The key is finding the right level of abstraction where components remain coherent, self-contained units without becoming monolithic.
Practical Implementation Strategies
Here are strategies I’ve found effective for improving locality in frontend codebases:
- Default to co-location: Start with everything related to a component in one file or directory. Extract only when complexity demands it.
- Use composition over configuration: Make component behavior explicit through composition rather than through complex configuration objects.
- Implement “Screaming Architecture”: Name and organize files so their purpose is immediately obvious, not by technical type but by domain feature.
- Document the unexpected: When behavior can’t be made obvious through code structure, document it explicitly where the component is defined.

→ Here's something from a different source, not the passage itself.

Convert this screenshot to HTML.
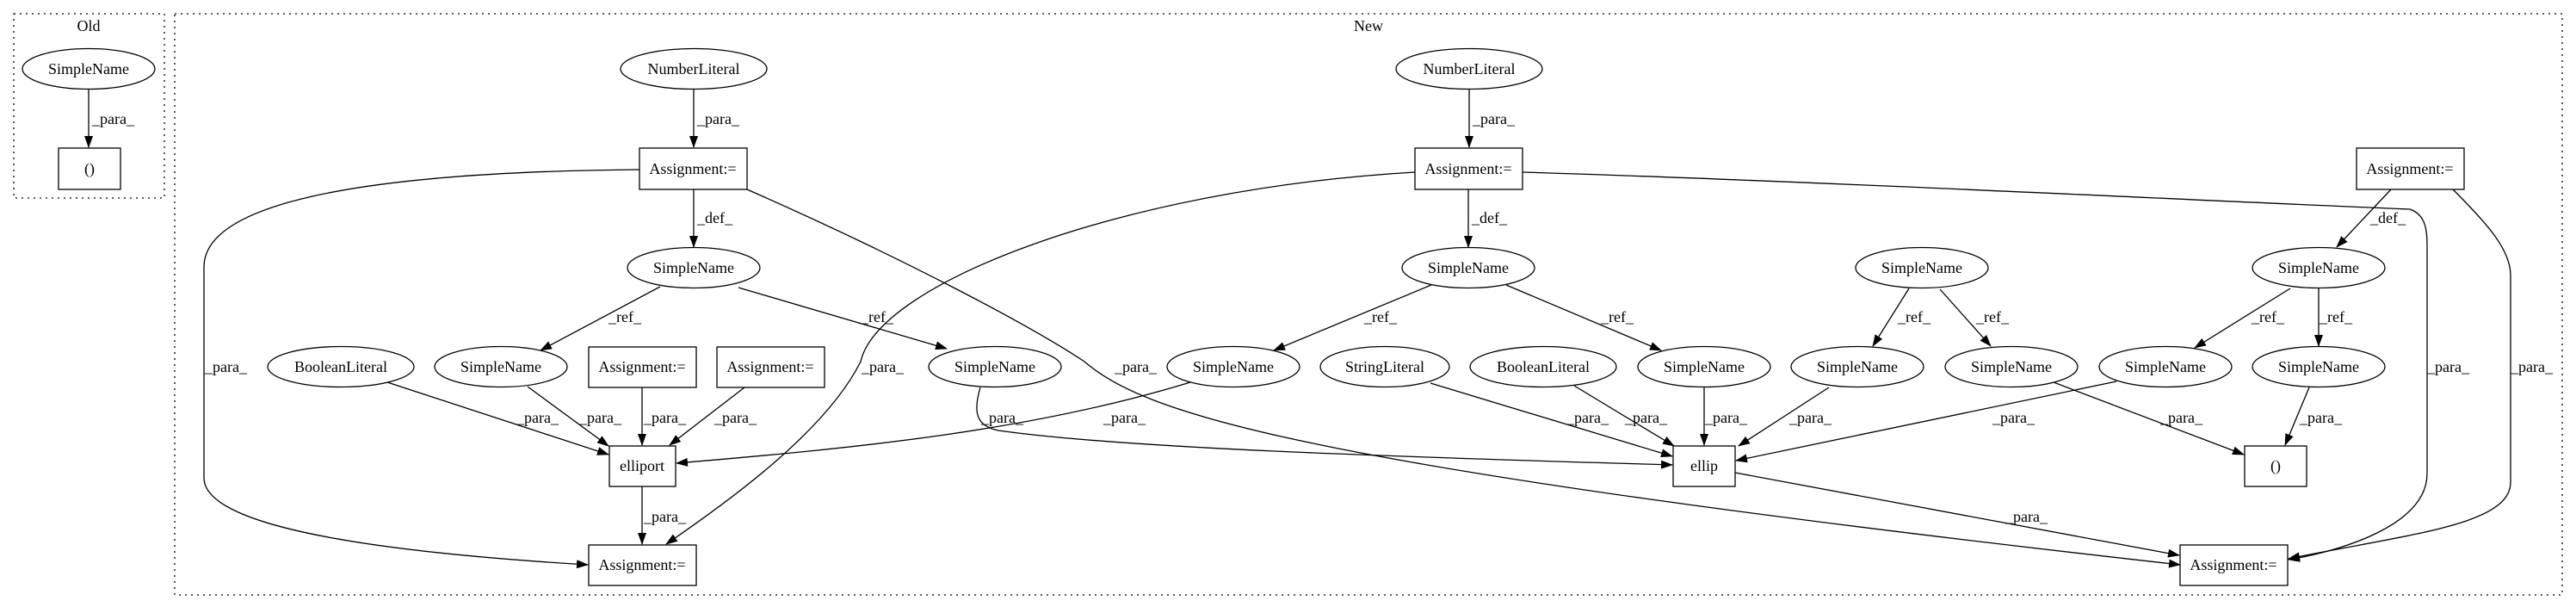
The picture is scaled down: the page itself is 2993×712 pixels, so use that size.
<!DOCTYPE html>
<html><head><style>html,body{margin:0;padding:0;background:#fff}svg{display:block}text{font-family:"Liberation Serif",serif;font-size:18px;fill:#000}</style></head><body>
<svg width="2993" height="712" viewBox="0 0 2993 712" xmlns="http://www.w3.org/2000/svg">
<defs><marker id="a" markerWidth="14" markerHeight="10" refX="13" refY="5" orient="auto" markerUnits="userSpaceOnUse"><path d="M0,0 L14,5 L0,10 z" fill="#000"/></marker></defs>
<g fill="none" stroke="#000" stroke-width="1.3" stroke-dasharray="2,5">
<rect x="16" y="16" width="175" height="214"/>
<rect x="203" y="16" width="2774" height="675"/>
</g>
<g text-anchor="middle">
<text x="103" y="36">Old</text>
<text x="1590" y="36">New</text>
</g>
<g fill="#fff" stroke="#000" stroke-width="1.3">
<ellipse cx="103" cy="80" rx="77" ry="23.5"/>
<rect x="68" y="172" width="72" height="48"/>
<ellipse cx="806" cy="80" rx="85" ry="23.5"/>
<rect x="743" y="172" width="125" height="48"/>
<ellipse cx="806" cy="311" rx="77" ry="23.5"/>
<ellipse cx="396" cy="426" rx="85" ry="23.5"/>
<ellipse cx="582" cy="426" rx="77" ry="23.5"/>
<rect x="684" y="403" width="125" height="47"/>
<rect x="833" y="403" width="125" height="47"/>
<rect x="708" y="518" width="77" height="47"/>
<rect x="684" y="633" width="125" height="47"/>
<ellipse cx="1707" cy="80" rx="85" ry="23.5"/>
<rect x="1644" y="172" width="125" height="48"/>
<ellipse cx="1706" cy="311" rx="77" ry="23.5"/>
<ellipse cx="1156" cy="426" rx="77" ry="23.5"/>
<ellipse cx="1433" cy="426" rx="77" ry="23.5"/>
<ellipse cx="1609" cy="426" rx="75" ry="23.5"/>
<ellipse cx="1793" cy="426" rx="85" ry="23.5"/>
<ellipse cx="1980" cy="426" rx="77" ry="23.5"/>
<rect x="1944" y="518" width="72" height="47"/>
<rect x="2738" y="172" width="125" height="48"/>
<ellipse cx="2233" cy="311" rx="77" ry="23.5"/>
<ellipse cx="2694" cy="311" rx="77" ry="23.5"/>
<ellipse cx="2158" cy="426" rx="77" ry="23.5"/>
<ellipse cx="2337" cy="426" rx="77" ry="23.5"/>
<ellipse cx="2516" cy="426" rx="77" ry="23.5"/>
<ellipse cx="2694" cy="426" rx="77" ry="23.5"/>
<rect x="2608" y="518" width="72" height="47"/>
<rect x="2533" y="633" width="125" height="47"/>
</g>
<g text-anchor="middle">
<text x="103" y="86">SimpleName</text>
<text x="104" y="202">()</text>
<text x="806" y="86">NumberLiteral</text>
<text x="805" y="202">Assignment:=</text>
<text x="806" y="317">SimpleName</text>
<text x="396" y="432">BooleanLiteral</text>
<text x="582" y="432">SimpleName</text>
<text x="746" y="432">Assignment:=</text>
<text x="895" y="432">Assignment:=</text>
<text x="746" y="547">elliport</text>
<text x="746" y="662">Assignment:=</text>
<text x="1707" y="86">NumberLiteral</text>
<text x="1706" y="202">Assignment:=</text>
<text x="1706" y="317">SimpleName</text>
<text x="1156" y="432">SimpleName</text>
<text x="1433" y="432">SimpleName</text>
<text x="1609" y="432">StringLiteral</text>
<text x="1793" y="432">BooleanLiteral</text>
<text x="1980" y="432">SimpleName</text>
<text x="1980" y="547">ellip</text>
<text x="2800" y="202">Assignment:=</text>
<text x="2233" y="317">SimpleName</text>
<text x="2694" y="317">SimpleName</text>
<text x="2158" y="432">SimpleName</text>
<text x="2337" y="432">SimpleName</text>
<text x="2516" y="432">SimpleName</text>
<text x="2694" y="432">SimpleName</text>
<text x="2644" y="547">()</text>
<text x="2595" y="662">Assignment:=</text>
</g>
<g fill="none" stroke="#000" stroke-width="1.3" marker-end="url(#a)">
<path d="M103,104 L103,171"/>
<path d="M806,104 L806,171"/>
<path d="M806,220 L806,287"/>
<path d="M743,197 C400,200 237,240 237,310 L237,555 C237,620 500,645 683,656"/>
<path d="M868,220 C1050,300 1200,380 1260,420 C1330,480 1500,540 2533,656"/>
<path d="M767,333 L628,407"/>
<path d="M858,334 L1100,405"/>
<path d="M450,444 L707,528"/>
<path d="M613,449 L707,518"/>
<path d="M746,450 L746,517"/>
<path d="M865,450 L778,517"/>
<path d="M1383,444 C1200,500 1000,520 786,538"/>
<path d="M746,565 L746,632"/>
<path d="M1644,200 C1300,220 1020,330 1000,420 C960,500 850,580 774,632"/>
<path d="M1707,104 L1707,171"/>
<path d="M1706,220 L1706,287"/>
<path d="M1663,331 L1480,407"/>
<path d="M1750,331 L1930,407"/>
<path d="M1139,450 C1130,480 1135,495 1160,500 C1300,520 1600,530 1943,540"/>
<path d="M1662,445 L1943,530"/>
<path d="M1829,448 L1945,518"/>
<path d="M1980,450 L1980,517"/>
<path d="M2125,450 L2020,518"/>
<path d="M2459,443 L2017,535"/>
<path d="M1769,200 C2100,210 2600,235 2800,243 C2820,250 2820,270 2820,290 L2820,550 C2820,610 2720,640 2659,650"/>
<path d="M2218,335 L2176,402"/>
<path d="M2254,336 L2313,402"/>
<path d="M2386,444 L2607,528"/>
<path d="M2683,450 L2655,517"/>
<path d="M2016,549 L2532,645"/>
<path d="M2778,220 L2715,287"/>
<path d="M2694,335 L2694,402"/>
<path d="M2661,335 L2550,404"/>
<path d="M2850,220 C2890,260 2917,290 2917,320 L2917,560 C2917,610 2800,620 2659,649"/>
</g>
<g>
<text x="107" y="144">_para_</text>
<text x="810" y="144">_para_</text>
<text x="810" y="259">_def_</text>
<text x="238" y="432">_para_</text>
<text x="707" y="374">_ref_</text>
<text x="1000" y="374">_ref_</text>
<text x="600" y="491">_para_</text>
<text x="673" y="491">_para_</text>
<text x="748" y="491">_para_</text>
<text x="830" y="491">_para_</text>
<text x="748" y="606">_para_</text>
<text x="1001" y="432">_para_</text>
<text x="1295" y="432">_para_</text>
<text x="1140" y="491">_para_</text>
<text x="1282" y="491">_para_</text>
<text x="1711" y="144">_para_</text>
<text x="1710" y="259">_def_</text>
<text x="1585" y="374">_ref_</text>
<text x="1860" y="374">_ref_</text>
<text x="1820" y="491">_para_</text>
<text x="1888" y="491">_para_</text>
<text x="1981" y="491">_para_</text>
<text x="2079" y="491">_para_</text>
<text x="2315" y="491">_para_</text>
<text x="2510" y="491">_para_</text>
<text x="2672" y="491">_para_</text>
<text x="2330" y="606">_para_</text>
<text x="2205" y="374">_ref_</text>
<text x="2296" y="374">_ref_</text>
<text x="2616" y="374">_ref_</text>
<text x="2695" y="374">_ref_</text>
<text x="2754" y="259">_def_</text>
<text x="2820" y="432">_para_</text>
<text x="2917" y="432">_para_</text>
</g>
</svg>
</body></html>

- Make state transitions visible: Use state machines or explicit state transitions to make behavior changes obvious.
Real-world Benefits
Teams I’ve led that embraced locality have seen significant improvements:
- Faster onboarding: New developers could become productive within days rather than weeks
- Reduced “tribal knowledge”: Less reliance on “ask Sarah, she wrote that component”
- More confident refactoring: Changes could be made with greater confidence that unexpected side effects wouldn’t emerge
- Easier code reviews: Reviewers could understand changes without extensive context
Conclusion
Locality of Behavior isn’t just another software principle—it’s about creating humane systems that respect cognitive limitations. By keeping related code together and making behavior obvious, we build codebases that remain maintainable as they grow.